ARCHAEOLOGICAL GEOLOGY OF THE BIG BEND REGION, SOUTHWESTERN TEXAS
Big Bend is in the northernmost part of the Chihuahuan Desert. Its rugged landscape has been shaped by the erosion of upfaulted blocks and deposition in the downfaulted basins. There is about 600 m of relief, and mean annual precipitation ranges from 17 cm on the basin floors to 43 cm at high elevations. The Rio Grande is the only stream in the region that carries water throughout the year.
Alluvial deposits dating between ca.10,000 and 3,000 B.P. underlie the floodplain of the Rio Grande. Despite extensive outcrops of these deposits and associated buried soils in deeply entrenched arroyos, they have yielded few archaeological materials.

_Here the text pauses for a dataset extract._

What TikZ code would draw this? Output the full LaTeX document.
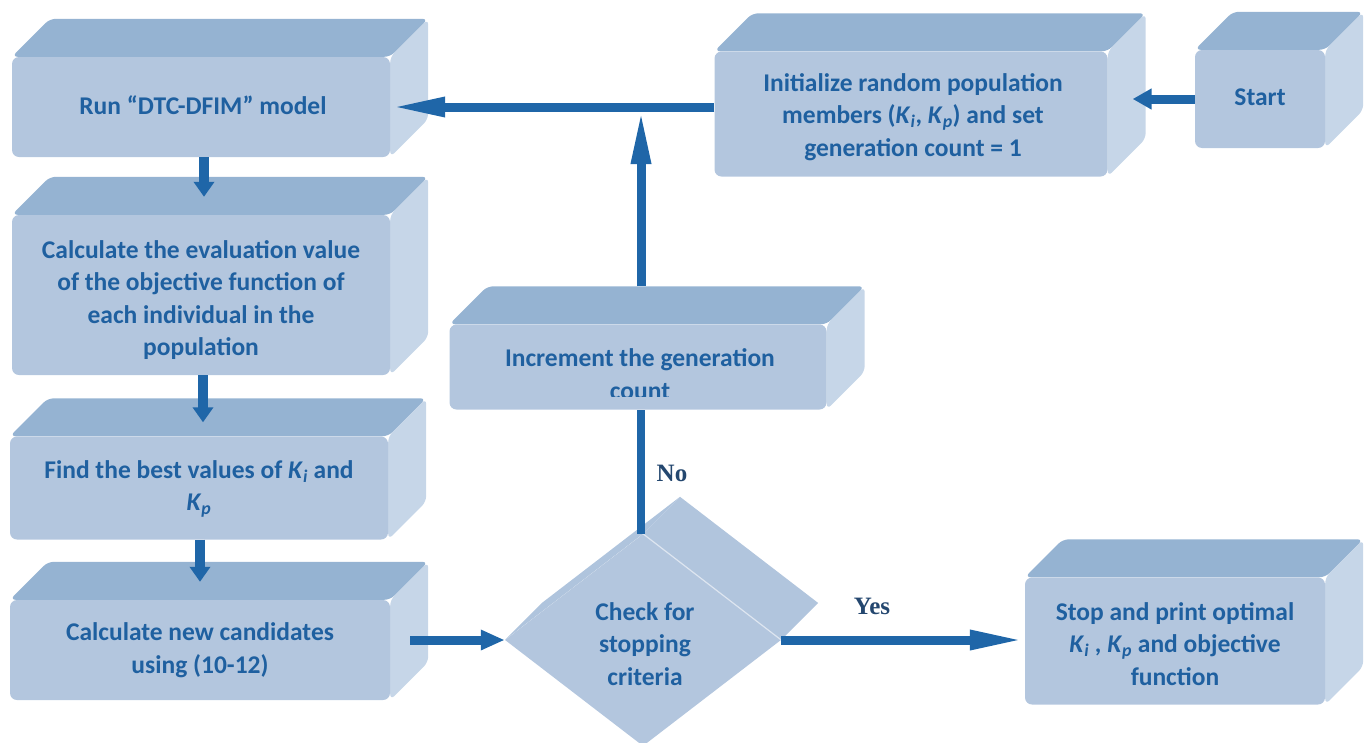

In contrast, most of the alluvium stored in the valleys of tributaries to the Rio Grande is less than 3,000 years old and often contains deeply buried Late Archaic and younger cultural deposits. Dunes on basin floors have yielded late Paleoindian and Early Archaic materials, and a few rare early archaeological deposits are on and within alluvial fans.
The data suggest that the paucity of cultural deposits predating 2,500 B.P. is more related to human adaptations than to geologic processes that may have affected the archaeological record. Specifically, a major population increase appears to have occurred in Big Bend during the Late Archaic and transitional Archaic/Late Prehistoric periods. The catalyst for this phenomenon probably is post-Altithermal climatic change (greater effective moisture) and concomitant faunal and floral responses.